▸ **STATED GOAL**: Each line from the top of the listing through the one holding "black_right = [9.57e-5, 7.46e-5, 5.75e-5, 5.55e-5, 4.54e-5]" should be restated word for word, with nothing added and no pictures.

▸ **RAW DATA**:

· · ·

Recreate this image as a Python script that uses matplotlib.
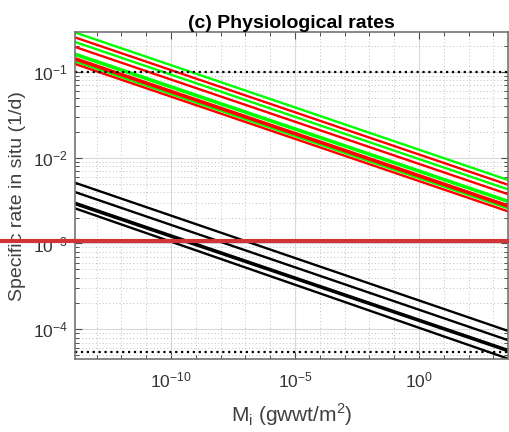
import matplotlib
matplotlib.use("Agg")
import matplotlib.pyplot as plt
from matplotlib.lines import Line2D
from matplotlib.ticker import LogLocator, NullFormatter

plt.rcParams["font.family"] = ["Liberation Sans", "DejaVu Sans"]

# mass range spanned by the size spectrum (gwwt/m^2)
mass_ends = [1.35e-14, 3.9e3]

# specific rates at the two ends of the mass range (1/d)
green_left = [0.289, 0.224, 0.164, 0.158, 0.133]
green_right = [0.00550, 0.00428, 0.00316, 0.00305, 0.00257]
red_left = [0.253, 0.196, 0.145, 0.140, 0.124]
red_right = [0.00484, 0.00376, 0.00279, 0.00269, 0.00237]
black_left = [0.00511, 0.00398, 0.00299, 0.00288, 0.00257]
black_right = [9.57e-5, 7.46e-5, 5.75e-5, 5.55e-5, 4.54e-5]

# reference levels drawn as dotted lines
ref_levels = [0.1, 5.4e-5]

fig = plt.figure(figsize=(5.09, 4.32), dpi=100)
ax = fig.add_axes([0.1473, 0.169, 0.8507, 0.7562])

for lo, hi in zip(green_left, green_right):
    ax.plot(mass_ends, [lo, hi], color=(0, 1, 0), lw=1.7)
for lo, hi in zip(red_left, red_right):
    ax.plot(mass_ends, [lo, hi], color=(1, 0, 0), lw=1.7)
for lo, hi in zip(black_left, black_right):
    ax.plot(mass_ends, [lo, hi], color="k", lw=1.7)
for lev in ref_levels:
    ax.axhline(lev, color="k", ls=":", lw=1.6)

ax.set_xscale("log")
ax.set_yscale("log")
ax.set_xlim(mass_ends)
ax.set_ylim(4.5e-5, 0.29)

ax.set_xticks([1e-10, 1e-5, 1e0])
ax.xaxis.set_minor_locator(LogLocator(base=10, subs=(1.0,), numticks=40))
ax.xaxis.set_minor_formatter(NullFormatter())
ax.yaxis.set_major_locator(LogLocator(base=10, numticks=20))
ax.yaxis.set_minor_locator(LogLocator(base=10, subs=range(2, 10), numticks=20))
ax.yaxis.set_minor_formatter(NullFormatter())

ax.grid(True, which="major", color="0.85", lw=0.8, ls="-")
ax.grid(True, which="minor", color="0.75", lw=0.7, ls=(0, (1, 2.5)))
ax.set_axisbelow(True)

ax.tick_params(which="both", direction="in", top=True, right=True,
               colors="0.3", labelcolor="0.2", labelsize=12.5)
ax.tick_params(which="major", length=5, width=0.8)
ax.tick_params(which="minor", length=3, width=0.7)
ax.tick_params(axis="x", which="major", pad=8)
ax.tick_params(axis="y", which="major", pad=5)
for sp in ax.spines.values():
    sp.set_color("0.45")
    sp.set_linewidth(1.2)

ax.set_title("(c) Physiological rates", fontsize=14, fontweight="bold", pad=3)
ax.set_ylabel("Specific rate in situ (1/d)", fontsize=14, color="0.25", labelpad=5)
ax.set_xlabel(r"M$_\mathregular{i}$ (gwwt/m$^\mathregular{2}$)", fontsize=15,
              color="0.25", labelpad=8)

fig.add_artist(Line2D([0, 1], [0.442, 0.442], transform=fig.transFigure,
                      color="#d13438", lw=3))

fig.savefig("out.png", dpi=100)
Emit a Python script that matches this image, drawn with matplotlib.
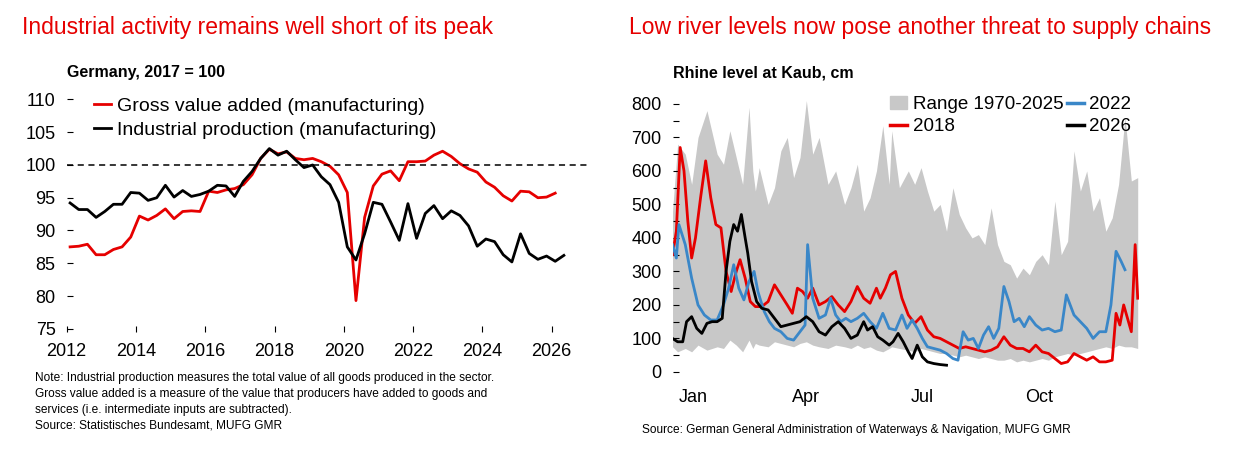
import matplotlib.pyplot as plt
from matplotlib.patches import Patch
from matplotlib.lines import Line2D

# ---- left chart: quarterly, Germany 2017 = 100 ----
gva = [87.5, 87.6, 87.9, 86.3, 86.3, 87.1, 87.5, 89.0, 92.2, 91.6, 92.3, 93.3,
       91.8, 92.9, 93.0, 92.9, 96.0, 95.8, 96.2, 96.4, 97.0, 98.5, 101.0, 102.4,
       101.7, 102.0, 101.0, 100.8, 101.0, 100.5, 99.8, 98.5, 95.8, 79.3, 92.0, 96.8,
       98.6, 99.1, 97.6, 100.5, 100.5, 100.6, 101.5, 102.1, 101.3, 100.2, 99.4, 98.9,
       97.4, 96.6, 95.3, 94.5, 96.0, 95.9, 95.0, 95.1, 95.7]
ip = [94.2, 93.2, 93.2, 92.0, 92.9, 94.0, 94.0, 95.8, 95.7, 94.6, 95.0, 96.9,
      95.1, 96.1, 95.2, 95.5, 96.0, 96.9, 96.8, 95.2, 97.5, 99.0, 101.0, 102.5,
      101.5, 102.1, 100.8, 99.6, 100.0, 98.2, 97.0, 94.3, 87.5, 85.5, 89.5, 94.3,
      94.0, 91.3, 88.5, 94.1, 88.8, 92.6, 93.8, 91.8, 93.0, 92.3, 90.7, 87.6,
      88.7, 88.3, 86.3, 85.2, 89.5, 86.5, 85.6, 86.1, 85.3, 86.2]
START_YEAR = 2012

# ---- right chart: Rhine level at Kaub, cm (day of year, value) ----
range_days = [0, 4, 10, 15, 20, 27, 35, 40, 45, 50, 55, 60, 63, 65, 68, 75, 80, 85, 90, 95,
              100, 105, 110, 115, 122, 128, 135, 140, 145, 150, 155, 160, 165, 170, 172, 178,
              185, 190, 195, 200, 205, 210, 215, 220, 225, 230, 235, 240, 245, 250, 255, 260,
              265, 270, 275, 280, 285, 290, 295, 300, 305, 310, 315, 320, 325, 330, 335, 340,
              345, 350, 355, 360, 365]
range_hi = [480, 680, 650, 560, 700, 780, 650, 620, 720, 640, 560, 790, 600, 540, 610, 500,
            550, 660, 700, 580, 640, 810, 650, 700, 560, 600, 500, 550, 620, 480, 520, 600,
            735, 560, 720, 550, 600, 560, 610, 540, 480, 500, 420, 550, 470, 430, 400, 410,
            380, 490, 380, 330, 320, 280, 310, 290, 330, 350, 320, 510, 350, 390, 660, 540,
            600, 480, 520, 420, 460, 560, 760, 570, 580]
range_lo = [75, 60, 70, 60, 80, 65, 75, 70, 95, 80, 60, 95, 70, 85, 80, 75, 90, 85, 80, 75,
            85, 90, 80, 75, 70, 80, 75, 70, 80, 70, 75, 65, 60, 70, 75, 70, 65, 60, 70, 65,
            60, 55, 55, 50, 45, 50, 45, 40, 45, 40, 35, 35, 40, 30, 35, 30, 35, 40, 35, 45,
            50, 55, 50, 55, 60, 65, 70, 75, 70, 80, 75, 75, 70]

d2018 = [0, 3, 6, 9, 12, 15, 18, 22, 26, 30, 34, 38, 42, 46, 50, 53, 57, 61, 65, 70, 75, 80,
         85, 90, 94, 98, 102, 106, 110, 115, 120, 125, 130, 135, 140, 145, 150, 155, 160, 163,
         167, 171, 175, 180, 185, 190, 195, 200, 205, 210, 215, 220, 225, 230, 235, 240, 245,
         250, 255, 260, 265, 270, 275, 280, 285, 290, 295, 300, 305, 310, 315, 320, 325, 330,
         335, 340, 345, 348, 351, 354, 357, 360, 363, 365]
v2018 = [350, 420, 670, 600, 450, 340, 400, 520, 630, 520, 440, 430, 300, 240, 300, 335, 280,
         210, 195, 195, 210, 260, 230, 200, 175, 250, 240, 220, 250, 200, 210, 225, 200, 180,
         210, 255, 220, 205, 250, 220, 250, 290, 300, 220, 170, 145, 165, 125, 105, 100, 90,
         80, 70, 75, 70, 65, 60, 65, 75, 105, 80, 70, 70, 60, 80, 60, 55, 40, 25, 30, 55, 45,
         35, 45, 30, 30, 35, 175, 140, 200, 160, 120, 380, 220]

d2022 = [0, 3, 5, 10, 15, 20, 25, 30, 35, 40, 44, 48, 52, 56, 60, 64, 67, 69, 72, 76, 80, 85,
         90, 95, 100, 104, 106, 110, 115, 120, 124, 128, 132, 136, 140, 145, 150, 155, 160,
         165, 170, 175, 180, 184, 188, 192, 196, 200, 205, 210, 215, 220, 224, 228, 232, 236,
         240, 244, 248, 252, 256, 260, 264, 268, 272, 276, 280, 285, 290, 295, 300, 305, 309,
         315, 320, 325, 330, 335, 340, 344, 348, 352, 355]
v2022 = [380, 340, 440, 380, 280, 200, 170, 155, 155, 200, 250, 320, 250, 215, 270, 300, 240,
         215, 180, 150, 130, 120, 100, 95, 120, 140, 380, 220, 160, 170, 220, 170, 150, 160,
         150, 160, 175, 150, 130, 175, 130, 125, 170, 130, 155, 130, 100, 75, 70, 65, 55, 40,
         35, 120, 95, 100, 70, 110, 135, 100, 130, 255, 210, 150, 160, 135, 165, 140, 125, 130,
         120, 125, 230, 170, 150, 130, 100, 120, 120, 200, 360, 330, 305]

d2026 = [0, 4, 8, 11, 15, 19, 23, 27, 31, 35, 39, 42, 45, 48, 51, 54, 57, 59, 62, 66, 70, 75,
         80, 85, 90, 95, 100, 105, 110, 115, 120, 125, 130, 135, 140, 145, 150, 153, 157, 161,
         165, 170, 173, 177, 181, 185, 188, 192, 196, 200, 205, 210, 215]
v2026 = [100, 90, 90, 150, 165, 130, 115, 145, 150, 150, 160, 300, 390, 440, 420, 470, 400,
         355, 270, 210, 190, 185, 160, 135, 140, 145, 150, 165, 150, 120, 110, 135, 150, 130,
         100, 110, 150, 125, 135, 105, 95, 80, 90, 115, 90, 60, 40, 80, 45, 30, 25, 22, 20]

RED = "#e60000"
BLUE = "#3a87c8"
GREY = "#c8c8c8"

plt.rcParams["font.family"] = ["Liberation Sans", "DejaVu Sans"]
fig = plt.figure(figsize=(12.34, 4.58), dpi=100)

fig.text(0.018, 0.925, "Industrial activity remains well short of its peak", color=RED, fontsize=16.5)
fig.text(0.51, 0.925, "Low river levels now pose another threat to supply chains", color=RED, fontsize=16.5)

# left
ax1 = fig.add_axes([0.054, 0.275, 0.424, 0.515])
x_q = [START_YEAR + 0.1 + i * 0.25 for i in range(len(ip))]
ax1.plot(x_q[:len(gva)], gva, color=RED, lw=2, label="Gross value added (manufacturing)")
ax1.plot(x_q, ip, color="black", lw=2, label="Industrial production (manufacturing)")
ax1.axhline(100, color="black", lw=1.1, ls=(0, (4, 3)))
ax1.set_xlim(2012, 2027.1)
ax1.set_ylim(74.5, 110.5)
ax1.set_yticks(range(75, 111, 5))
ax1.set_xticks(range(2012, 2027, 2))
for s in ["top", "right", "left", "bottom"]:
    ax1.spines[s].set_visible(False)
ax1.tick_params(axis="y", labelsize=13, length=4, direction="in", pad=8, width=0.8)
ax1.tick_params(axis="x", labelsize=13, length=4, direction="in", width=0.8, pad=8)
ax1.set_title("Germany, 2017 = 100", loc="left", fontsize=11.5, fontweight="bold", x=0.0, pad=14)
ax1.legend(loc="upper left", bbox_to_anchor=(0.03, 1.045), frameon=False, fontsize=14,
           handlelength=0.9, handletextpad=0.3, labelspacing=0.35, borderaxespad=0.2)
fig.text(0.028, 0.065,
         "Note: Industrial production measures the total value of all goods produced in the sector.\n"
         "Gross value added is a measure of the value that producers have added to goods and\n"
         "services (i.e. intermediate inputs are subtracted).\n"
         "Source: Statistisches Bundesamt, MUFG GMR", fontsize=8.6, linespacing=1.4)

# right
ax2 = fig.add_axes([0.545, 0.166, 0.378, 0.629])
ax2.fill_between(range_days, range_lo, range_hi, color=GREY, lw=0)
ax2.plot(d2018, v2018, color=RED, lw=2)
ax2.plot(d2022, v2022, color=BLUE, lw=2)
ax2.plot(d2026, v2026, color="black", lw=2)
ax2.set_xlim(0, 366)
ax2.set_ylim(-30, 830)
ax2.set_yticks(range(0, 801, 100))
ax2.set_yticks(range(50, 801, 100), minor=True)
ax2.set_xticks([16, 105, 196, 288])
ax2.set_xticklabels(["Jan", "Apr", "Jul", "Oct"])
for s in ["top", "right", "left", "bottom"]:
    ax2.spines[s].set_visible(False)
ax2.tick_params(axis="y", which="both", labelsize=13, length=4, direction="in", pad=8, width=0.8)
ax2.tick_params(axis="x", labelsize=13, length=0, pad=5)
ax2.set_title("Rhine level at Kaub, cm", loc="left", fontsize=11.5, fontweight="bold",
              x=0.0, pad=12)
handles = [Patch(color=GREY), Line2D([], [], color=RED, lw=2.5),
           Line2D([], [], color=BLUE, lw=2.5), Line2D([], [], color="black", lw=2.5)]
labels = ["Range 1970-2025", "2018", "2022", "2026"]
ax2.legend(handles, labels, ncol=2, loc="upper right", bbox_to_anchor=(1.02, 1.05),
           frameon=False, fontsize=13.5, handlelength=0.9, handletextpad=0.3,
           labelspacing=0.25, columnspacing=0.2)
fig.text(0.52, 0.055, "Source: German General Administration of Waterways & Navigation, MUFG GMR",
         fontsize=8.6)

fig.savefig("out.png", dpi=100)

· · ·

▸ **CORRECT ANSWER**:
Recreate this image as a Python script that uses matplotlib.
import matplotlib
matplotlib.use("Agg")
import matplotlib.pyplot as plt
from matplotlib.lines import Line2D
from matplotlib.ticker import LogLocator, NullFormatter

plt.rcParams["font.family"] = ["Liberation Sans", "DejaVu Sans"]

# mass range spanned by the size spectrum (gwwt/m^2)
mass_ends = [1.35e-14, 3.9e3]

# specific rates at the two ends of the mass range (1/d)
green_left = [0.289, 0.224, 0.164, 0.158, 0.133]
green_right = [0.00550, 0.00428, 0.00316, 0.00305, 0.00257]
red_left = [0.253, 0.196, 0.145, 0.140, 0.124]
red_right = [0.00484, 0.00376, 0.00279, 0.00269, 0.00237]
black_left = [0.00511, 0.00398, 0.00299, 0.00288, 0.00257]
black_right = [9.57e-5, 7.46e-5, 5.75e-5, 5.55e-5, 4.54e-5]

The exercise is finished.